I read the ODB piece, which was... sweet, really. And sad. You've really gone underground when your bandmates are trying to contact you through the phone book. "Underground" is a cringingly apt word choice, but I'll leave it.

As for Auster, well, yes. The trilogy still sticks in my head (the third one is the best) and "The Music of Chance" remains one of the scariest horror novels ever penned despite the fact that not much happens. But he's on autopilot now and diminshing returns set in after you've tackled a few of his tomes.

The graphic novel of "City of Glass" is a brillant work of art in its own right, but I think the credit goes to the adapter (not Art S., just series editor) and the superb brushstrokes of David Mazzucchelli, who really ought to do more comix work. It's one of the few adaptions that might outdo the original. Reading it I'm hard pressed to figure what they left out and wonder why Auster didn't think of using those ingenious grids to organize his pages.

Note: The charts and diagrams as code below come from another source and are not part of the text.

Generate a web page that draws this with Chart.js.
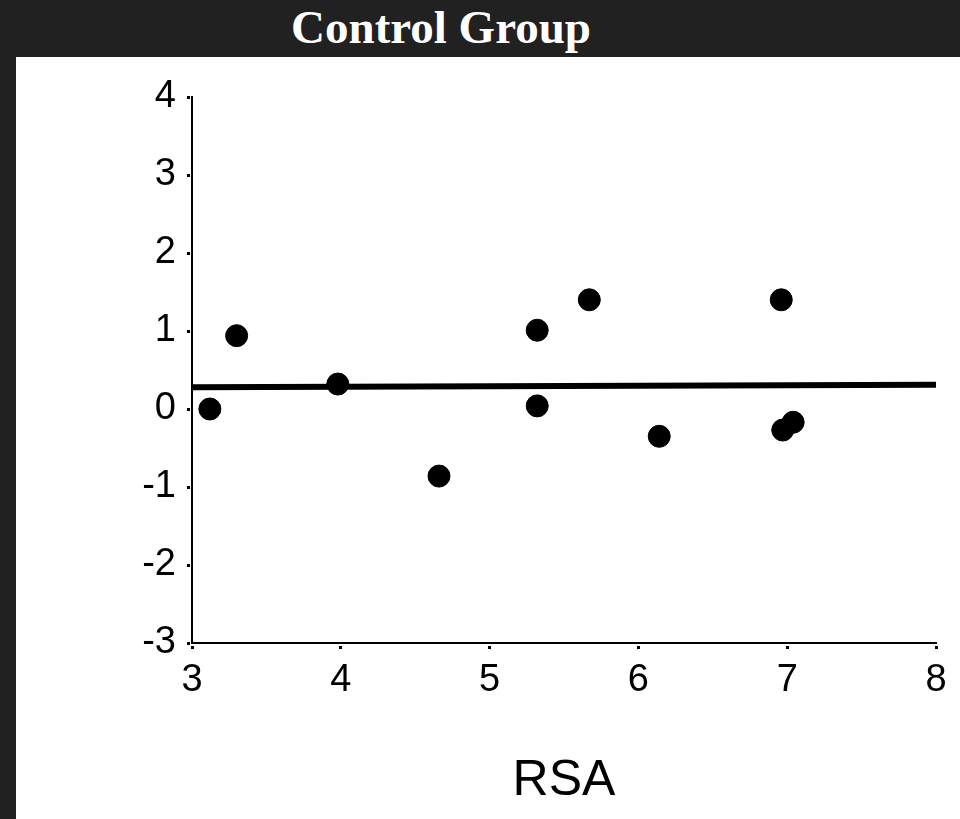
<!DOCTYPE html>
<html>
<head>
<meta charset="utf-8">
<script src="https://cdn.jsdelivr.net/npm/chart.js@4/dist/chart.umd.min.js"></script>
<style>
  html, body { margin: 0; padding: 0; background: #212121; }
  body { width: 960px; height: 819px; position: relative; overflow: hidden; }
  #title {
    position: absolute; left: 0; top: 0; width: 882px; height: 57px;
    color: #fff; font-family: "Liberation Serif", "Times New Roman", serif;
    font-weight: bold; font-size: 47px; line-height: 55px; text-align: center;
  }
  #panel { position: absolute; left: 16px; top: 57px; width: 944px; height: 762px; background: #fff; }
  canvas { display: block; }
</style>
</head>
<body>
<div id="title">Control Group</div>
<div id="panel"><canvas id="chart" width="944" height="762"></canvas></div>
<script>
// Observations: RSA (x) against outcome score (y)
const rsaValues   = [3.12, 3.30, 3.98, 4.66, 5.32, 5.32, 5.67, 6.14, 6.96, 6.97, 7.04];
const scoreValues = [0.00, 0.94, 0.32, -0.86, 1.01, 0.04, 1.40, -0.35, 1.40, -0.27, -0.17];

// Fitted line end points
const fitX = [3, 8];
const fitY = [0.28, 0.31];

// Axis ranges and labels
const xTicks = [3, 4, 5, 6, 7, 8];
const yTicks = [-3, -2, -1, 0, 1, 2, 3, 4];
const xTitle = 'RSA';

const points = rsaValues.map((x, i) => ({ x: x, y: scoreValues[i] }));
const fitLine = fitX.map((x, i) => ({ x: x, y: fitY[i] }));

const tickFont = { family: '"Liberation Sans", Arial, sans-serif', size: 38 };

new Chart(document.getElementById('chart'), {
  type: 'scatter',
  data: {
    datasets: [
      {
        type: 'line',
        data: fitLine,
        borderColor: '#000',
        borderWidth: 6,
        pointRadius: 0,
        fill: false,
        order: 2
      },
      {
        data: points,
        backgroundColor: '#000',
        borderColor: '#000',
        pointRadius: 11,
        pointHoverRadius: 11,
        order: 1
      }
    ]
  },
  options: {
    responsive: false,
    animation: false,
    events: [],
    layout: { padding: { top: 40, right: 24, left: 0, bottom: 0 } },
    plugins: { legend: { display: false }, tooltip: { enabled: false }, title: { display: false } },
    scales: {
      x: {
        type: 'linear',
        min: xTicks[0],
        max: xTicks[xTicks.length - 1],
        afterBuildTicks: s => { s.ticks = xTicks.map(v => ({ value: v })); },
        afterFit: s => { s.height = 176; },
        border: { display: true, color: '#000', width: 2 },
        grid: {
          drawOnChartArea: false, drawTicks: true, tickLength: 6,
          tickColor: '#000', tickWidth: 3,
          tickBorderDash: [0, 2, 3, 20]
        },
        ticks: { color: '#000', font: tickFont, padding: 9, maxRotation: 0 },
        title: {
          display: true, text: xTitle, color: '#000',
          font: { family: '"Liberation Sans", Arial, sans-serif', size: 50 },
          padding: { top: 0, bottom: 8 }
        }
      },
      y: {
        type: 'linear',
        min: yTicks[0],
        max: yTicks[yTicks.length - 1],
        afterBuildTicks: s => { s.ticks = yTicks.map(v => ({ value: v })); },
        afterFit: s => { s.width = 176; },
        border: { display: true, color: '#000', width: 2 },
        grid: {
          drawOnChartArea: false, drawTicks: true, tickLength: 5,
          tickColor: '#000', tickWidth: 3,
          tickBorderDash: [3, 20]
        },
        ticks: { color: '#000', font: tickFont, padding: 11 }
      }
    }
  }
});
</script>
</body>
</html>
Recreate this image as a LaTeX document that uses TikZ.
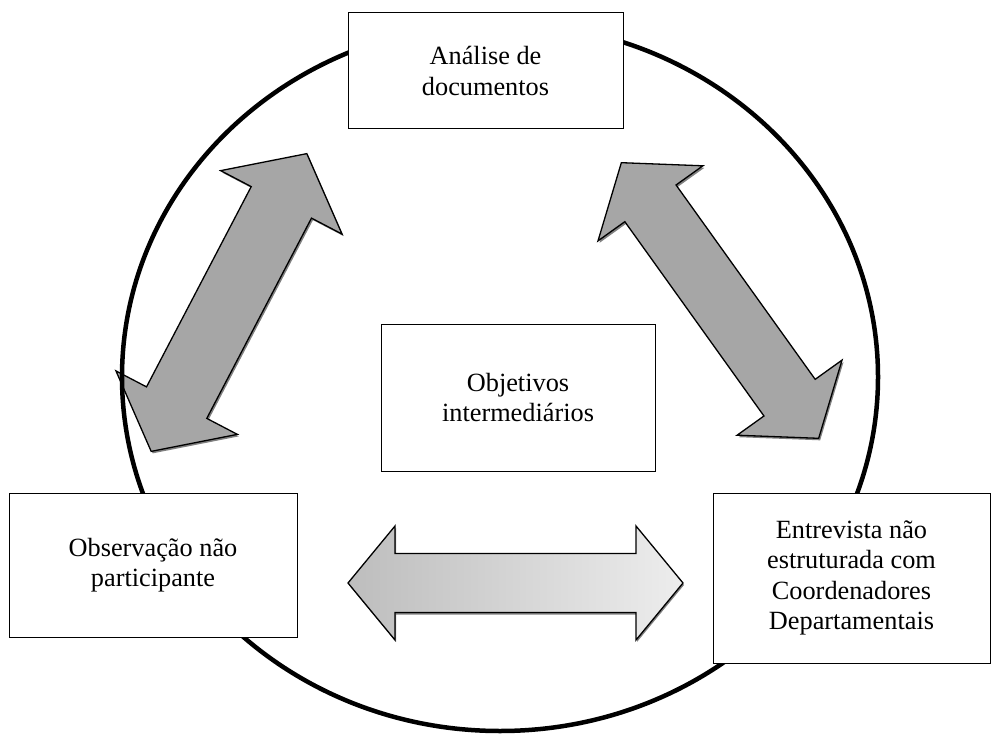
\documentclass[tikz,border=0pt]{standalone}
\usepackage{fontspec}
\setmainfont{Liberation Serif}
\definecolor{arrowgray}{HTML}{A6A6A6}
\definecolor{shadowgray}{HTML}{808080}
\definecolor{flatleft}{HTML}{BDBDBD}
\definecolor{flatright}{HTML}{EDEDED}
\begin{document}
\begin{tikzpicture}[x=1pt,y=-1pt,
  box/.style={draw=black, line width=1pt, fill=white, align=center,
    font=\fontsize{26.3}{30.5}\selectfont, inner sep=0pt},
  ring/.style={draw=black, line width=4.5pt},
  arrowbody/.style={draw=black, line width=1.3pt, fill=arrowgray, line join=miter},
  arrowshadow/.style={fill=shadowgray},
  flatarrow/.style={draw=black, line width=1.3pt, left color=flatleft, right color=flatright, line join=miter},
  pics/dblarrow/.style n args={5}{code={
    \path[#5] (-#1,0) -- (-#1+#2,-#3) -- (-#1+#2,-#4) -- (#1-#2,-#4) -- (#1-#2,-#3)
      -- (#1,0) -- (#1-#2,#3) -- (#1-#2,#4) -- (-#1+#2,#4) -- (-#1+#2,#3) -- cycle;
  }}
]
\useasboundingbox (0,0) rectangle (992,735);

% block arrows
\pic[rotate=62.4] at (230.5,304.5) {dblarrow={168}{55}{68.5}{34}{arrowshadow}};
\pic[rotate=62.4] at (229,302.5) {dblarrow={168}{55}{68.5}{34}{arrowbody}};
\pic[rotate=-54.4] at (721.5,302.5) {dblarrow={169.5}{50}{64.5}{31.5}{arrowshadow}};
\pic[rotate=-54.4] at (720,300.5) {dblarrow={169.5}{50}{64.5}{31.5}{arrowbody}};
\pic at (516.5,585) {dblarrow={167.5}{47}{57}{29.5}{arrowshadow}};
\pic at (515.5,583) {dblarrow={167.5}{47}{57}{29.5}{flatarrow}};

% ring
\draw[ring] (500,377) ellipse [x radius=378pt, y radius=354pt];

% boxes
\node[box, minimum width=275pt, minimum height=116pt] (doc) at (485.5,71) {Análise de\\documentos};
\node[box, minimum width=274pt, minimum height=147pt] (obj) at (518,397.5) {Objetivos\\intermediários};
\node[box, minimum width=288pt, minimum height=144pt] (obs) at (153,565) {Observação não\\participante};
\node[box, minimum width=277pt, minimum height=170pt] (ent) at (851.5,578) {Entrevista não\\estruturada com\\Coordenadores\\Departamentais};
\end{tikzpicture}
\end{document}
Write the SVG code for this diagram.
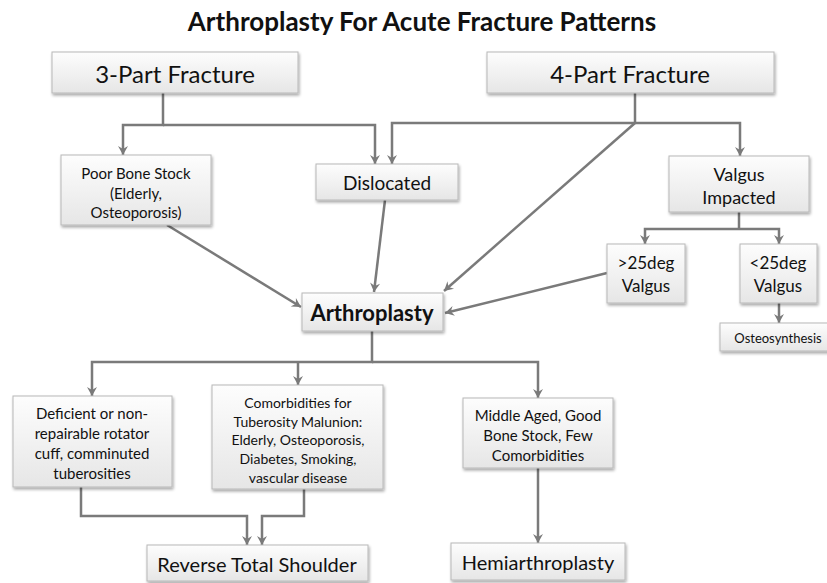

And: did I ever tell you how reading "Ghosts" - the second book in the trilogy - helped me to overcome my disdain of ambient music? Maybe a longer post for another time.

2:13 PM  
Blogger Prof. Drew LeDrew said...

Had the same though: Method needs to call 411 to find him?

Totally agree re Auster. Music of Chance I liked -- got to it early in my Austeralia -- but having seen the movie, my memory of the book is now inexplicably locked up with an image of Mandy Patinkin's face, which kind of ruins it for me. Also, thanks for tipping the City of Glass artist.

"Ghosts" and ambient music, eh? Do tell. Sorta speaking of, spun In a Silent Way late last night [headphones] and was SO into it, I had to listen all the way through despite the late hour and my total exhaustion. Those cuts are so NOW it's hard to fathom. I remember my first listen to "Shhh/Peaceful" -- this is peaceful?